◆ DIRECTIONS ◆
Copy out every line that contains "draw".

◆ DATA PROVIDED ◆
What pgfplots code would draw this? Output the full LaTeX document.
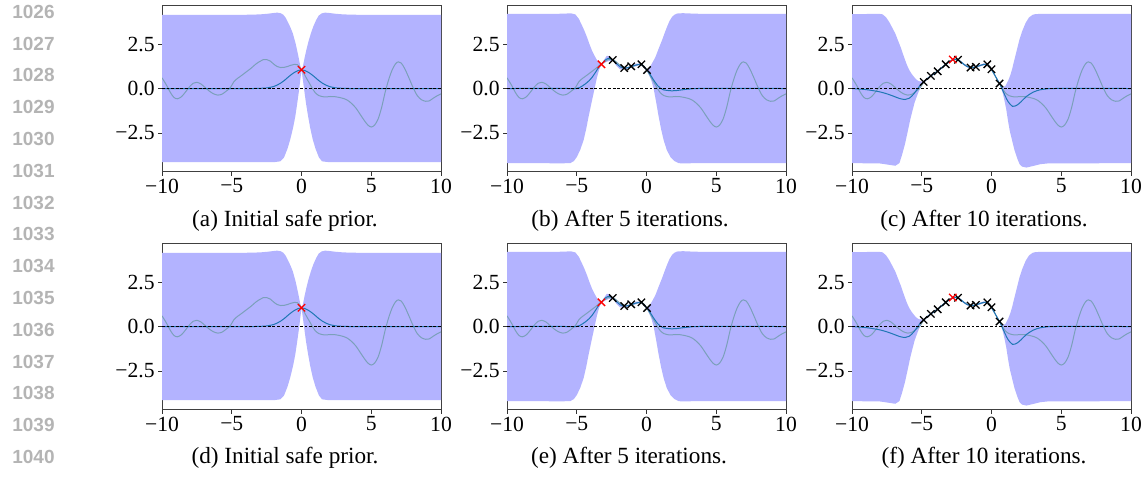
\documentclass[border=0pt]{standalone}
\usepackage{fontspec}
\setmainfont{Liberation Serif}
\newfontfamily\linenofont{Liberation Sans}
\usepackage{pgfplots}
\usepackage{pgfplotstable}
\pgfplotsset{compat=1.18}

\definecolor{Band}{RGB}{179,179,255}
\definecolor{TrueFn}{RGB}{100,152,158}
\definecolor{MeanFn}{HTML}{1F77B4}
\definecolor{LineNo}{RGB}{180,180,180}

% objective (shared by all panels)
\pgfplotstableread{
x y
-10 0.60
-9.7 0.22
-9.4 -0.22
-9.15 -0.50
-8.9 -0.58
-8.6 -0.46
-8.3 -0.18
-8.0 0.12
-7.75 0.30
-7.5 0.35
-7.2 0.25
-6.9 0.05
-6.6 -0.15
-6.3 -0.30
-6.0 -0.37
-5.7 -0.32
-5.4 -0.15
-5.1 0.05
-4.85 0.38
-4.6 0.56
-4.32 0.72
-4.1 0.85
-3.9 0.97
-3.6 1.15
-3.3 1.36
-3.0 1.52
-2.75 1.62
-2.5 1.63
-2.25 1.55
-2.0 1.38
-1.75 1.24
-1.5 1.18
-1.25 1.19
-1.0 1.24
-0.75 1.31
-0.5 1.36
-0.3 1.34
-0.15 1.24
0 1.07
0.2 0.80
0.4 0.52
0.58 0.28
0.8 -0.02
1.0 -0.25
1.25 -0.40
1.5 -0.46
1.8 -0.47
2.1 -0.45
2.4 -0.46
2.7 -0.50
3.0 -0.56
3.3 -0.66
3.6 -0.85
3.9 -1.10
4.2 -1.45
4.5 -1.80
4.75 -2.05
5.0 -2.17
5.25 -2.05
5.5 -1.70
5.75 -1.05
6.0 -0.20
6.25 0.50
6.5 1.05
6.75 1.40
6.95 1.50
7.15 1.43
7.4 1.12
7.7 0.60
8.0 0.05
8.3 -0.40
8.6 -0.63
8.9 -0.72
9.15 -0.70
9.4 -0.57
9.7 -0.42
10 -0.30
}\truefn

% ---- initial safe prior
\pgfplotstableread{
x y
-10 0
-3.5 0
-3 0.01
-2.5 0.03
-2.0 0.11
-1.75 0.19
-1.5 0.30
-1.25 0.44
-1.0 0.61
-0.75 0.77
-0.5 0.91
-0.25 1.01
0 1.05
0.25 1.01
0.5 0.91
0.75 0.77
1.0 0.61
1.25 0.44
1.5 0.30
1.75 0.19
2.0 0.11
2.5 0.03
3 0.01
3.5 0
10 0
}\meanA

\pgfplotstableread{
x y
-10 4.15
-4 4.15
-3 4.17
-2.4 4.21
-2.0 4.25
-1.75 4.27
-1.5 4.24
-1.3 4.15
-1.15 4.0
-1.0 3.78
-0.8 3.45
-0.63 3.12
-0.45 2.62
-0.32 2.18
-0.2 1.72
-0.08 1.25
0 1.05
0.1 1.25
0.22 1.72
0.35 2.18
0.5 2.65
0.68 3.12
0.85 3.5
1.05 3.85
1.23 4.1
1.45 4.23
1.7 4.27
2.0 4.25
2.4 4.21
3 4.17
4 4.15
10 4.15
10 -4.15
2 -4.15
1.47 -4.1
1.25 -3.88
1.0 -3.38
0.8 -2.85
0.62 -2.2
0.47 -1.55
0.32 -0.82
0.18 0.0
0.08 0.6
0 1.05
-0.07 0.6
-0.16 0.0
-0.3 -0.8
-0.44 -1.55
-0.6 -2.2
-0.8 -2.85
-1.0 -3.38
-1.25 -3.88
-1.52 -4.1
-2 -4.15
-10 -4.15
}\bandA

\pgfplotstableread{
x y
0 1.06
}\bestA

% ---- after 5 iterations
\pgfplotstableread{
x y
-10 0
-5.5 0
-5.1 -0.01
-4.8 0.05
-4.4 0.25
-4.1 0.45
-3.9 0.63
-3.6 0.98
-3.43 1.19
-3.24 1.35
-3.0 1.58
-2.75 1.69
-2.55 1.67
-2.4 1.6
-2.15 1.4
-1.85 1.2
-1.6 1.14
-1.3 1.18
-1.1 1.24
-0.75 1.32
-0.5 1.36
-0.36 1.35
-0.2 1.24
0.04 1.02
0.27 0.78
0.45 0.55
0.63 0.34
0.8 0.16
0.99 0.02
1.2 -0.07
1.5 -0.11
1.8 -0.13
2.1 -0.12
2.5 -0.08
2.8 -0.05
3.2 -0.02
3.6 0
10 0
}\meanB

\pgfplotstableread{
x y
-10 4.2
-6.5 4.2
-5.8 4.22
-5.4 4.23
-5.1 4.17
-4.85 3.92
-4.63 3.56
-4.45 3.25
-4.27 2.9
-4.1 2.52
-3.91 2.14
-3.72 1.84
-3.55 1.6
-3.4 1.43
-3.24 1.37
-3.05 1.6
-2.85 1.84
-2.65 1.82
-2.4 1.63
-2.15 1.5
-1.9 1.32
-1.6 1.17
-1.3 1.22
-1.1 1.27
-0.75 1.4
-0.5 1.4
-0.36 1.37
-0.2 1.28
0.04 1.05
0.15 1.1
0.35 1.35
0.63 1.75
0.85 2.2
1.11 2.71
1.3 3.12
1.47 3.47
1.65 3.8
1.83 4.03
2.0 4.15
2.19 4.22
2.6 4.24
3.2 4.22
4 4.2
10 4.2
10 -4.2
3.5 -4.2
2.6 -4.22
2.3 -4.2
2.0 -4.08
1.71 -3.85
1.45 -3.45
1.23 -2.91
1.05 -2.3
0.87 -1.58
0.7 -0.8
0.51 0.0
0.35 0.45
0.2 0.72
0.04 0.99
-0.2 1.19
-0.36 1.32
-0.5 1.32
-0.75 1.25
-1.1 1.21
-1.3 1.12
-1.6 1.1
-1.9 1.07
-2.15 1.27
-2.4 1.56
-2.65 1.56
-2.85 1.5
-3.05 1.42
-3.24 1.34
-3.4 1.05
-3.55 0.62
-3.72 0.0
-3.9 -0.65
-4.15 -1.58
-4.33 -2.3
-4.51 -2.91
-4.75 -3.45
-4.99 -3.85
-5.2 -4.08
-5.46 -4.2
-6 -4.21
-10 -4.2
}\bandB

\pgfplotstableread{
x y
-2.42 1.60
-1.60 1.15
-1.10 1.25
-0.36 1.36
0.04 1.04
}\obsB

\pgfplotstableread{
x y
-3.23 1.36
}\bestB

% ---- after 10 iterations
\pgfplotstableread{
x y
-10 0.0
-9.5 -0.03
-9 -0.06
-8.5 -0.12
-8 -0.19
-7.5 -0.3
-7 -0.44
-6.6 -0.56
-6.2 -0.62
-5.9 -0.55
-5.6 -0.33
-5.3 -0.02
-5.05 0.24
-4.86 0.37
-4.6 0.55
-4.35 0.71
-4.1 0.85
-3.86 0.97
-3.6 1.15
-3.28 1.36
-3.0 1.52
-2.78 1.62
-2.6 1.64
-2.4 1.61
-2.2 1.5
-2.0 1.37
-1.75 1.24
-1.5 1.18
-1.3 1.19
-1.12 1.22
-0.8 1.3
-0.55 1.36
-0.3 1.35
-0.15 1.24
0 1.07
0.2 0.8
0.4 0.52
0.58 0.28
0.8 -0.1
1.0 -0.45
1.2 -0.75
1.5 -1.0
1.8 -0.95
2.1 -0.76
2.5 -0.45
3.0 -0.2
3.5 -0.07
4 -0.02
4.5 0
10 0
}\meanC

\pgfplotstableread{
x y
-10 4.18
-8.5 4.2
-8.0 4.2
-7.8 4.17
-7.55 4.0
-7.3 3.7
-7.1 3.4
-6.9 3.1
-6.7 2.7
-6.5 2.3
-6.35 1.95
-6.2 1.62
-6.05 1.3
-5.9 1.05
-5.75 0.85
-5.6 0.7
-5.45 0.55
-5.3 0.45
-5.15 0.4
-5.0 0.4
-4.86 0.4
-4.6 0.6
-4.35 0.75
-4.1 0.9
-3.86 1.0
-3.6 1.2
-3.28 1.39
-3.0 1.56
-2.78 1.65
-2.6 1.67
-2.4 1.64
-2.2 1.55
-2.0 1.42
-1.75 1.29
-1.5 1.21
-1.3 1.22
-1.12 1.26
-0.8 1.35
-0.55 1.41
-0.3 1.38
-0.15 1.27
0 1.1
0.2 0.85
0.4 0.56
0.58 0.31
0.7 0.15
0.85 0.08
1.0 0.15
1.2 0.45
1.35 0.75
1.48 1.1
1.65 1.65
1.85 2.27
2.0 2.75
2.2 3.23
2.45 3.7
2.69 4.0
2.95 4.15
3.17 4.19
3.6 4.2
10 4.2
10 -4.2
4 -4.22
3.5 -4.26
3.0 -4.36
2.5 -4.45
2.2 -4.4
2.02 -4.27
1.85 -3.95
1.66 -3.5
1.5 -3.0
1.3 -2.35
1.18 -1.8
1.06 -1.19
0.95 -0.75
0.82 -0.3
0.7 0.0
0.58 0.25
0.4 0.48
0.2 0.75
0 1.04
-0.15 1.21
-0.3 1.32
-0.55 1.31
-0.8 1.25
-1.12 1.19
-1.3 1.16
-1.5 1.15
-1.75 1.19
-2.0 1.32
-2.2 1.45
-2.4 1.58
-2.6 1.61
-2.78 1.59
-3.0 1.48
-3.28 1.33
-3.6 1.1
-3.86 0.94
-4.1 0.8
-4.35 0.67
-4.6 0.5
-4.86 0.34
-5.0 0.18
-5.23 -0.19
-5.38 -0.5
-5.52 -0.81
-5.68 -1.3
-5.83 -1.77
-6.0 -2.4
-6.2 -3.12
-6.4 -3.7
-6.6 -4.2
-6.9 -4.35
-7.3 -4.3
-8 -4.22
-10 -4.2
}\bandC

\pgfplotstableread{
x y
-4.86 0.37
-4.35 0.71
-3.86 0.97
-3.28 1.36
-2.40 1.62
-1.50 1.18
-1.12 1.22
-0.30 1.36
0.00 1.08
0.58 0.28
}\obsC

\pgfplotstableread{
x y
-2.78 1.63
}\bestC

\pgfplotsset{
  gp/.style={
    anchor=south west,
    scale only axis,
    width=139.5pt,
    height=83.5pt,
    xmin=-10, xmax=10,
    ymin=-4.7, ymax=4.7,
    xtick={-10,-5,0,5,10},
    xticklabels={−10,−5,0,5,10},
    ytick={-2.5,0,2.5},
    yticklabels={−2.5,0.0,2.5},
    tick pos=left,
    tick align=outside,
    major tick length=2pt,
    every tick/.style={black!80, line width=0.4pt},
    axis line style={black!75, line width=0.5pt},
    ticklabel style={font=\fontsize{10.8}{12}\selectfont, text=black},
    xticklabel style={inner sep=1.2pt},
    yticklabel style={inner sep=1.5pt},
  },
  obs mark/.style={only marks, mark=x, mark size=2.6pt, mark options={line width=0.65pt}},
  zero line/.style={black, line width=0.4pt, dash pattern=on 1.4pt off 0.9pt},
}

% #1,#2 lower-left corner, #3 band, #4 mean, #5 best point, #6 other observations
\newcommand{\gppanel}[6]{%
  \begin{axis}[gp, at={(#1,#2)}]
    \addplot[fill=Band, draw=none] table {#3};
    \addplot[TrueFn, opacity=0.7, line width=0.5pt, smooth] table {\truefn};
    \addplot[MeanFn, line width=0.5pt, smooth] table {#4};
    \addplot[zero line] coordinates {(-10,0) (10,0)};
    #6
    \addplot[obs mark, red] table {#5};
  \end{axis}}

\begin{document}
\begin{tikzpicture}
\path[use as bounding box] (0,0) rectangle (573pt,238.5pt);

\foreach \k in {0,...,14}{
  \pgfmathtruncatemacro{\lnum}{1026+\k}
  \pgfmathsetmacro{\yy}{(477-11.7-31.8*\k)*0.5}
  \node[anchor=east, inner sep=0pt, text=LineNo,
        font=\linenofont\bfseries\fontsize{9.5}{11}\selectfont]
    at (27.5pt,\yy pt) {\lnum};
}

\gppanel{81pt}{152.5pt}{\bandA}{\meanA}{\bestA}{}
\gppanel{253.5pt}{152.5pt}{\bandB}{\meanB}{\bestB}{\addplot[obs mark, black] table {\obsB};}
\gppanel{426pt}{152.5pt}{\bandC}{\meanC}{\bestC}{\addplot[obs mark, black] table {\obsC};}

\gppanel{81pt}{33.5pt}{\bandA}{\meanA}{\bestA}{}
\gppanel{253.5pt}{33.5pt}{\bandB}{\meanB}{\bestB}{\addplot[obs mark, black] table {\obsB};}
\gppanel{426pt}{33.5pt}{\bandC}{\meanC}{\bestC}{\addplot[obs mark, black] table {\obsC};}

\begin{scope}[every node/.style={anchor=base, inner sep=0pt, font=\fontsize{11.6}{13}\selectfont}]
  \node at (142.5pt,125.2pt) {(a) Initial safe prior.};
  \node at (315pt,125.2pt) {(b) After 5 iterations.};
  \node at (492pt,125.2pt) {(c) After 10 iterations.};
  \node at (142.5pt,6.8pt) {(d) Initial safe prior.};
  \node at (314.5pt,6.8pt) {(e) After 5 iterations.};
  \node at (492pt,6.8pt) {(f) After 10 iterations.};
\end{scope}
\end{tikzpicture}
\end{document}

◆ SOLUTION FOR THIS PROBLEM ◆
What pgfplots code would draw this? Output the full LaTeX document.
    \addplot[fill=Band, draw=none] table {#3};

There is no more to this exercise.